BagelQuant Data

bagelquant-data is a local Parquet and SQLite data lake for quantitative research. Its public API has three facades: lake.admin, lake.update, and lake.query.

Read the guides in order: overview, quickstart, datasets, sources, updates, queries, and operations.

import polars as pl
from bagelquant_data import DataLake, DatasetSpec

lake = DataLake.open("data")
spec = DatasetSpec(
    "daily",
    "by_daily",
    calendar="trade_cal",
    field_mappings={"trade_date": "time", "ts_code": "asset_id"},
)
lake.ingest(spec, pl.DataFrame({"trade_date": ["20250102"], "ts_code": ["000001.SZ"], "close": [11.25]}))
print(lake.query.query("daily", source="custom", fields=["time", "asset_id", "close"]).collect())

general datasets replace one file and do not require canonical key fields. by_daily and by_asset datasets derive the key (time, asset_id) and must explicitly map provider fields to those names; add primary_key_extra when another field, such as period, is also unique.
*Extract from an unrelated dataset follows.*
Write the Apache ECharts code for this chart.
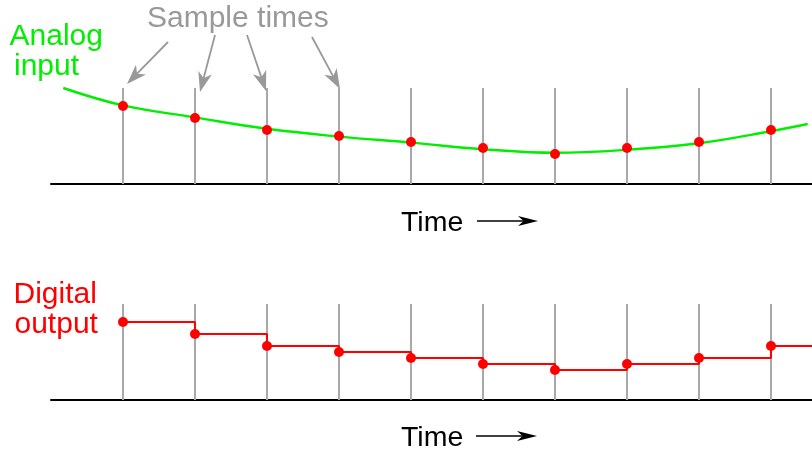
<!DOCTYPE html>
<html>
<head>
<meta charset="utf-8">
<script src="https://cdn.jsdelivr.net/npm/echarts@6/dist/echarts.min.js"></script>
<style>
html,body{margin:0;padding:0;background:#fff;}
#chart{width:812px;height:453px;}
</style>
</head>
<body>
<div id="chart"></div>
<script>
// ---- data ----
const sampleTimes = [1, 2, 3, 4, 5, 6, 7, 8, 9, 10];
const sampleValues = [13, 11, 9, 8, 7, 6, 5, 6, 7, 9];          // sampled analog = digital codes
const analogTimes = [0.17, 1, 2, 3, 4, 5, 6, 7, 8, 9, 10, 10.51];
const analogValues = [16.0, 13.1, 11.1, 9.2, 7.9, 6.9, 5.8, 5.2, 5.7, 6.8, 8.8, 10.0];
const sampleLineHeight = 16;
const timeMax = 761 / 72;
const valueMax = 30;

const labelSample = 'Sample times';
const labelAnalog = ['Analog', 'input'];
const labelDigital = ['Digital', 'output'];
const labelTime = 'Time';

// ---- build ----
const FONT = '"Liberation Sans", Arial, Helvetica, sans-serif';
const GRAY_LINE = '#a8a8a8';
const GRAY_TEXT = '#999999';

const samplePts = sampleTimes.map((t, i) => [t, sampleValues[i]]);
const analogPts = analogTimes.map((t, i) => [t, analogValues[i]]);
const stepPts = samplePts.concat([[timeMax + 0.1, sampleValues[sampleValues.length - 1]]]);
const sampleMarks = sampleTimes.map(t => [{coord: [t, 0]}, {coord: [t, sampleLineHeight]}]);

function arrow(x1, y1, x2, y2, len, hw, color, lw) {
  const dx = x2 - x1, dy = y2 - y1, L = Math.hypot(dx, dy);
  const ux = dx / L, uy = dy / L, nx = -uy, ny = ux;
  const bx = x2 - ux * len, by = y2 - uy * len;
  const mx = x2 - ux * len * 0.72, my = y2 - uy * len * 0.72;
  return [
    {type: 'line', shape: {x1: x1, y1: y1, x2: mx, y2: my}, style: {stroke: color, lineWidth: lw}, silent: true, z: 10},
    {type: 'polygon', shape: {points: [[x2, y2], [bx + nx * hw, by + ny * hw], [mx, my], [bx - nx * hw, by - ny * hw]]},
     style: {fill: color}, silent: true, z: 10}
  ];
}
function txt(x, y, s, color, size) {
  return {type: 'text', x: x, y: y, silent: true, z: 10,
    style: {text: s, fill: color, font: size + 'px ' + FONT, textAlign: 'left', textVerticalAlign: 'middle', verticalAlign: 'middle'}};
}

const graphics = [
  txt(147, 19, labelSample, GRAY_TEXT, 30),
  txt(9.5, 37, labelAnalog[0], '#00ee00', 30),
  txt(14, 67, labelAnalog[1], '#00ee00', 30),
  txt(13.5, 295, labelDigital[0], '#ff0000', 30),
  txt(14.5, 325, labelDigital[1], '#ff0000', 30),
  txt(401, 223, labelTime, '#000', 28.5),
  txt(401, 438, labelTime, '#000', 28.5)
]
  .concat(arrow(168, 42, 127, 84, 20, 7, GRAY_TEXT, 1.8))
  .concat(arrow(215, 35, 200, 92, 20, 7, GRAY_TEXT, 1.8))
  .concat(arrow(247, 35, 266, 91, 20, 7, GRAY_TEXT, 1.8))
  .concat(arrow(312, 37, 340, 89, 20, 7, GRAY_TEXT, 1.8))
  .concat(arrow(477, 221, 538, 221, 20, 5, '#000', 1.7))
  .concat(arrow(476, 436, 537, 436, 20, 5, '#000', 1.7));

function xAx(g) {
  return {gridIndex: g, type: 'value', min: 0, max: timeMax,
    axisLine: {show: true, onZero: false, lineStyle: {color: '#000', width: 2}},
    axisTick: {show: false}, axisLabel: {show: false}, splitLine: {show: false}};
}
function yAx(g) {
  return {gridIndex: g, type: 'value', min: 0, max: valueMax, show: false, splitLine: {show: false}};
}
function marks(g) {
  return {type: 'line', xAxisIndex: g, yAxisIndex: g, data: [], z: 1, silent: true,
    markLine: {silent: true, z: 1, symbol: ['none', 'none'], label: {show: false}, animation: false,
      lineStyle: {color: GRAY_LINE, width: 2, type: 'solid'}, emphasis: {disabled: true}, data: sampleMarks}};
}

const option = {
  animation: false,
  backgroundColor: '#fff',
  grid: [
    {left: 51, right: 0, top: 4, height: 180},
    {left: 51, right: 0, top: 220, height: 180}
  ],
  xAxis: [xAx(0), xAx(1)],
  yAxis: [yAx(0), yAx(1)],
  series: [
    marks(0),
    marks(1),
    {type: 'line', xAxisIndex: 0, yAxisIndex: 0, data: analogPts, smooth: 0.4, showSymbol: false, z: 3,
      lineStyle: {color: '#00ee00', width: 2.4}, silent: true},
    {type: 'scatter', xAxisIndex: 0, yAxisIndex: 0, data: samplePts, symbolSize: 10, z: 6,
      itemStyle: {color: '#ff0000', opacity: 1}, silent: true},
    {type: 'line', xAxisIndex: 1, yAxisIndex: 1, data: stepPts, step: 'end', showSymbol: false, z: 3,
      lineStyle: {color: '#ff0000', width: 2}, silent: true},
    {type: 'scatter', xAxisIndex: 1, yAxisIndex: 1, data: samplePts, symbolSize: 10, z: 6,
      itemStyle: {color: '#ff0000', opacity: 1}, silent: true}
  ],
  graphic: graphics
};

const chart = echarts.init(document.getElementById('chart'), null, {renderer: 'canvas'});
chart.setOption(option);
</script>
</body>
</html>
Incremental completeness is owned by the lake’s update_scopes ledger. by_daily records one scope per open date and request variant. by_asset records one scope per asset and request variant, with a checked_through watermark independent from the latest returned record. Provider work is marked successful only after its canonical Parquet commit succeeds.

uv run pytest
uv run pyright
uv run ruff check .